As we enter a new year, it’s natural to think about goals and achievements. You have a clean slate and you can accomplish anything. While you may not be planning to summit any of the mountains on this list, your loftiest goals may be just as difficult in other ways. Set your sights high as you consider what you want to accomplish and take some lessons from skilled mountain climbers, even if your aim is something closer to sea level.
View Highest Mountains by Prominence in a full screen map
Above you’ll find a map of the world’s tallest mountains by prominence (more on the definition later). Unsurprisingly, Mount Everest is the highest, and the Himalayan range has several of the tallest. You’ll find these high peaks all over the world, on every continent. Some even shoot out of small islands. Talk about prominent!
Ready to set your sights high, at least metaphorically?
Prepare at Base Camp
Every big adventure begins with preparation. There’s base camp itself, immediately before you begin your journey. But even prior to strapping on your boots, you want to plan out intermediate steps. Trace your route to the top, determine where you’ll stop to rest, and use the small progress as motivation.
The same method can work for any goals. Take stock of where you are, declare the end result, and then plan your increments between the two. Part of staying motivated is to only take on what you can handle. If you’ve never climbed a mountain before, Everest might not be the one to try first. Even Mount Shishaldin on the Aleutian Islands is an impressive summit.

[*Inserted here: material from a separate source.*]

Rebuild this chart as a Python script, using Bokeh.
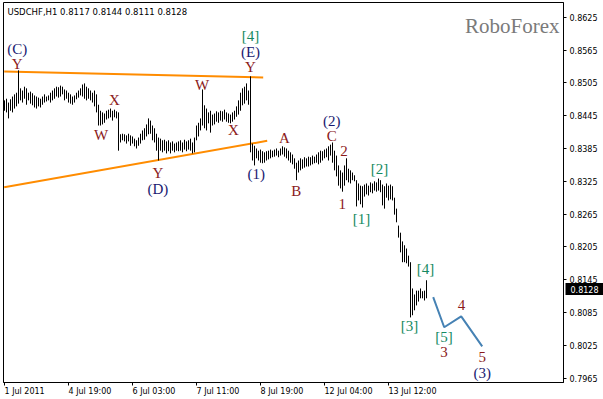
from bokeh.plotting import figure
from bokeh.models import (Range1d, LinearAxis, FixedTicker, Label, ColumnDataSource,
                          CustomJSTickFormatter)
from bokeh.core.properties import value
from bokeh.embed import file_html
from bokeh.resources import INLINE

# ---------------- data ----------------
symbol = "USDCHF,H1"
last_ohlc = [0.8117, 0.8144, 0.8111, 0.8128]

high = [0.8473, 0.8476, 0.8469, 0.8475, 0.8480, 0.8484, 0.8487, 0.8528, 0.8495, 0.8491,
        0.8498, 0.8495, 0.8487, 0.8489, 0.8486, 0.8482, 0.8480, 0.8478, 0.8476, 0.8480,
        0.8484, 0.8480, 0.8482, 0.8487, 0.8491, 0.8495, 0.8498, 0.8497, 0.8500, 0.8498,
        0.8493, 0.8491, 0.8487, 0.8484, 0.8480, 0.8482, 0.8487, 0.8491, 0.8495, 0.8502,
        0.8504, 0.8498, 0.8495, 0.8491, 0.8487, 0.8491, 0.8484, 0.8465, 0.8454, 0.8451,
        0.8449, 0.8454, 0.8456, 0.8458, 0.8454, 0.8456, 0.8453, 0.8451, 0.8411, 0.8412,
        0.8411, 0.8409, 0.8412, 0.8409, 0.8407, 0.8403, 0.8400, 0.8405, 0.8412, 0.8418,
        0.8422, 0.8429, 0.8440, 0.8436, 0.8427, 0.8422, 0.8412, 0.8405, 0.8403, 0.8400,
        0.8401, 0.8398, 0.8400, 0.8396, 0.8398, 0.8394, 0.8396, 0.8398, 0.8400, 0.8396,
        0.8401, 0.8398, 0.8400, 0.8403, 0.8396, 0.8405, 0.8427, 0.8432, 0.8440, 0.8493,
        0.8464, 0.8458, 0.8451, 0.8454, 0.8447, 0.8449, 0.8453, 0.8451, 0.8454, 0.8453,
        0.8456, 0.8451, 0.8449, 0.8447, 0.8451, 0.8454, 0.8462, 0.8473, 0.8487, 0.8495,
        0.8498, 0.8504, 0.8491, 0.8517, 0.8394, 0.8390, 0.8385, 0.8381, 0.8383, 0.8380,
        0.8378, 0.8380, 0.8381, 0.8383, 0.8381, 0.8383, 0.8385, 0.8381, 0.8385, 0.8389,
        0.8387, 0.8385, 0.8381, 0.8378, 0.8374, 0.8367, 0.8359, 0.8363, 0.8367, 0.8365,
        0.8369, 0.8367, 0.8370, 0.8369, 0.8372, 0.8370, 0.8374, 0.8378, 0.8381, 0.8380,
        0.8383, 0.8385, 0.8389, 0.8392, 0.8396, 0.8381, 0.8372, 0.8354, 0.8345, 0.8341,
        0.8354, 0.8367, 0.8348, 0.8345, 0.8341, 0.8336, 0.8327, 0.8321, 0.8317, 0.8316,
        0.8319, 0.8321, 0.8317, 0.8323, 0.8321, 0.8325, 0.8323, 0.8330, 0.8327, 0.8319,
        0.8316, 0.8321, 0.8317, 0.8319, 0.8316, 0.8295, 0.8275, 0.8244, 0.8231, 0.8215,
        0.8208, 0.8202, 0.8189, 0.8177, 0.8129, 0.8118, 0.8125, 0.8125, 0.8129, 0.8124,
        0.8125, 0.8144]

low = [0.8454, 0.8451, 0.8440, 0.8454, 0.8451, 0.8458, 0.8462, 0.8467, 0.8473, 0.8469,
       0.8476, 0.8465, 0.8473, 0.8467, 0.8464, 0.8460, 0.8458, 0.8462, 0.8460, 0.8465,
       0.8469, 0.8471, 0.8473, 0.8469, 0.8473, 0.8476, 0.8480, 0.8478, 0.8480, 0.8484,
       0.8473, 0.8476, 0.8469, 0.8467, 0.8465, 0.8469, 0.8475, 0.8478, 0.8482, 0.8480,
       0.8476, 0.8473, 0.8476, 0.8473, 0.8469, 0.8462, 0.8451, 0.8427, 0.8427, 0.8429,
       0.8432, 0.8438, 0.8440, 0.8442, 0.8436, 0.8442, 0.8440, 0.8381, 0.8396, 0.8400,
       0.8398, 0.8394, 0.8398, 0.8390, 0.8394, 0.8389, 0.8385, 0.8390, 0.8394, 0.8400,
       0.8401, 0.8407, 0.8411, 0.8412, 0.8400, 0.8396, 0.8381, 0.8363, 0.8381, 0.8378,
       0.8381, 0.8376, 0.8380, 0.8376, 0.8381, 0.8378, 0.8381, 0.8380, 0.8381, 0.8378,
       0.8383, 0.8380, 0.8383, 0.8381, 0.8376, 0.8378, 0.8400, 0.8407, 0.8418, 0.8427,
       0.8422, 0.8418, 0.8431, 0.8414, 0.8427, 0.8429, 0.8434, 0.8432, 0.8436, 0.8434,
       0.8438, 0.8434, 0.8432, 0.8431, 0.8434, 0.8438, 0.8443, 0.8447, 0.8454, 0.8464,
       0.8467, 0.8473, 0.8465, 0.8378, 0.8363, 0.8354, 0.8367, 0.8363, 0.8359, 0.8358,
       0.8359, 0.8363, 0.8365, 0.8367, 0.8369, 0.8370, 0.8372, 0.8369, 0.8372, 0.8374,
       0.8370, 0.8367, 0.8363, 0.8359, 0.8356, 0.8348, 0.8327, 0.8341, 0.8345, 0.8348,
       0.8350, 0.8352, 0.8352, 0.8354, 0.8356, 0.8358, 0.8359, 0.8356, 0.8359, 0.8363,
       0.8367, 0.8369, 0.8363, 0.8372, 0.8359, 0.8345, 0.8334, 0.8317, 0.8312, 0.8306,
       0.8317, 0.8327, 0.8323, 0.8321, 0.8327, 0.8325, 0.8279, 0.8290, 0.8283, 0.8277,
       0.8297, 0.8301, 0.8299, 0.8305, 0.8303, 0.8308, 0.8306, 0.8308, 0.8305, 0.8281,
       0.8275, 0.8295, 0.8290, 0.8292, 0.8290, 0.8264, 0.8250, 0.8222, 0.8195, 0.8177,
       0.8177, 0.8175, 0.8169, 0.8076, 0.8080, 0.8089, 0.8098, 0.8105, 0.8111, 0.8111,
       0.8107, 0.8111]

bar_index = list(range(len(high)))

# time axis (bar index of each labelled hour)
time_tick_index = [0, 32, 64, 96, 128, 160, 192]
time_tick_labels = ["1 Jul 2011", "4 Jul 19:00", "6 Jul 03:00", "7 Jul 11:00",
                    "8 Jul 19:00", "12 Jul 04:00", "13 Jul 12:00"]

price_ticks = [0.8625, 0.8565, 0.8505, 0.8445, 0.8385, 0.8325,
               0.8265, 0.8205, 0.8145, 0.8085, 0.8025, 0.7965]

# triangle trend lines (bar index, price)
upper_line_x = [-0.15, 129.35]
upper_line_y = [0.8526, 0.8515]
lower_line_x = [-0.15, 131.35]
lower_line_y = [0.8314, 0.8399]

# forecast path
forecast_x = [214.35, 219.85, 228.35, 238.85]
forecast_y = [0.8113, 0.8058, 0.8078, 0.8023]

# wave labels: text, bar index, price, kind
wave_text = ["(C)", "Y", "W", "X", "Y", "(D)", "W", "X", "[4]", "(E)", "Y",
             "(1)", "A", "B", "(2)", "C", "2", "1", "[2]", "[1]", "[4]", "[3]",
             "[5]", "3", "4", "5", "(3)"]
wave_x = [6.35, 6.35, 48.35, 55.0, 76.7, 76.7, 98.85, 114.5, 123.0, 123.0, 123.0,
          125.85, 140.0, 145.85, 163.6, 163.6, 169.7, 168.85, 187.5, 178.5, 210.5, 202.5,
          219.7, 219.7, 228.5, 238.85, 238.85]
wave_y = [0.8567, 0.8540, 0.8409, 0.8474, 0.8340, 0.8311, 0.8502, 0.8419, 0.8591, 0.8561,
          0.8534, 0.8339, 0.8404, 0.8307, 0.8435, 0.8407, 0.8380, 0.8283, 0.8348, 0.8256,
          0.8165, 0.8060, 0.8040, 0.8012, 0.8099, 0.8003, 0.7974]
wave_kind = ["p", "l", "l", "l", "l", "p", "l", "l", "b", "p", "l",
             "p", "l", "l", "p", "l", "l", "l", "b", "b", "b", "b",
             "b", "l", "l", "l", "p"]

kind_color = {"p": "#191970", "l": "#8b1a1a", "b": "#148a62"}

# ---------------- figure ----------------
X0, X1 = -0.5, 279.5
Y0, Y1 = 0.7957, 0.8652
FW, FH = 560, 380
px_x = (X1 - X0) / FW   # data units per pixel
px_y = (Y1 - Y0) / FH

p = figure(width=603, height=399, output_backend="svg", toolbar_location=None,
           x_range=Range1d(X0, X1), y_range=Range1d(Y0, Y1),
           min_border_left=3, min_border_right=40, min_border_top=2, min_border_bottom=17,
           x_axis_location=None, y_axis_location=None)
p.xgrid.visible = False
p.ygrid.visible = False
p.outline_line_color = "black"
p.outline_line_width = 1
p.background_fill_color = "white"
p.border_fill_color = "white"

# right price axis
yaxis = LinearAxis(ticker=FixedTicker(ticks=price_ticks),
                   formatter=CustomJSTickFormatter(code="return tick.toFixed(4);"))
yaxis.axis_line_color = "black"
yaxis.major_tick_line_color = "black"
yaxis.major_tick_out = 3
yaxis.major_tick_in = 0
yaxis.minor_tick_line_color = None
yaxis.major_label_standoff = 3
yaxis.major_label_text_font = "DejaVu Sans"
yaxis.major_label_text_font_size = "8px"
yaxis.major_label_text_color = "black"
p.add_layout(yaxis, "right")

# bottom time axis (ticks only; labels drawn left-aligned at each tick)
xaxis = LinearAxis(ticker=FixedTicker(ticks=time_tick_index),
                   formatter=CustomJSTickFormatter(code="return '';"))
xaxis.axis_line_color = "black"
xaxis.major_tick_line_color = "black"
xaxis.major_tick_out = 3
xaxis.major_tick_in = 0
xaxis.minor_tick_line_color = None
xaxis.major_label_standoff = 0
p.add_layout(xaxis, "below")

# time labels, left-aligned at their ticks, below the frame (unclipped overlay level)
p.text(x=time_tick_index, y=[Y0 - 9 * px_y] * len(time_tick_index), text=time_tick_labels,
       text_font=value("DejaVu Sans"), text_font_size="8px", text_color="black",
       text_align="left", text_baseline="middle", level="overlay")

# trend lines
p.line(upper_line_x, upper_line_y, line_color="#ff8c00", line_width=2)
p.line(lower_line_x, lower_line_y, line_color="#ff8c00", line_width=2)

# OHLC bars (high-low lines)
src = ColumnDataSource(dict(x=bar_index, high=high, low=low))
p.segment(x0="x", y0="low", x1="x", y1="high", source=src, line_color="black", line_width=1)

# forecast
p.line(forecast_x, forecast_y, line_color="#4682b4", line_width=2)

# wave labels
for t, x, y, k in zip(wave_text, wave_x, wave_y, wave_kind):
    p.add_layout(Label(x=x, y=y, text=t, text_font="Liberation Serif",
                       text_font_size="15px", text_color=kind_color[k],
                       text_align="center", text_baseline="middle"))

# header
p.add_layout(Label(x=4, y=371, x_units="screen", y_units="screen",
                   text=symbol + "  " + " ".join(f"{v:.4f}" for v in last_ohlc),
                   text_font="DejaVu Sans", text_font_size="8.5px", text_color="black",
                   text_align="left", text_baseline="middle"))

# watermark
p.add_layout(Label(x=556, y=357, x_units="screen", y_units="screen", text="RoboForex",
                   text_font="Liberation Serif", text_font_size="21px", text_color="#7a7a7a",
                   text_align="right", text_baseline="middle"))

# current price box, right of the price axis
box_x = X1 + 21 * px_x
p.rect(x=[box_x], y=[last_ohlc[3]], width=38, height=12, width_units="screen",
       height_units="screen", fill_color="black", line_color=None, level="overlay")
p.text(x=[box_x], y=[last_ohlc[3]], text=[f"{last_ohlc[3]:.4f}"],
       text_font=value("DejaVu Sans"), text_font_size="8px", text_color="white",
       text_align="center", text_baseline="middle", level="overlay")

open("out.html", "w").write(file_html(p, INLINE))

Big Doesn’t Always Mean Prominent
As mentioned earlier, the mountains on the map above show the world’s tallest by prominence. Prominence is a topographical term related to where one peak ends and another begins. By elevation alone, the 100 highest peaks are all in the Himalayas.
In areas of high elevation, a 3,000 meter peak may not be impressive. Whereas, in an area near sea level, 3,000 meters is quite prominent. Haleakalā on the Hawaiian island of Maui fits this description precisely. Its height and prominence are the same amount, because the volcanic mountain is not part of a range like most mainland peaks.
Similarly, when it comes to goal setting, how high you aim depends on your current experience. If you don’t regularly run a mile, then a marathon of over 26 miles shouldn’t be in your near future. The reverse is also true: if you consistently run a six minute mile, there’s no use setting a goal to run a seven minute mile.
This isn’t to say you shouldn’t set big goals, just make sure it’s also prominent.
Allow Plenty of Time
Rome wasn’t built in a day, they say. Nor is Everest summited in a single day (it takes over a month). So, naturally, any goal worth achieving should not be rushed.
Putting in the time will make reaching the goal that much sweeter.
There Are No Shortcuts
You have to put in your time and you can’t catch a helicopter to the top of Everest (or many of these highest peaks). While the destination may be the purpose, you have to enjoy the stops along the way. So, find your nearest mountain—or mountain-like objective—and start your plan to reach the top.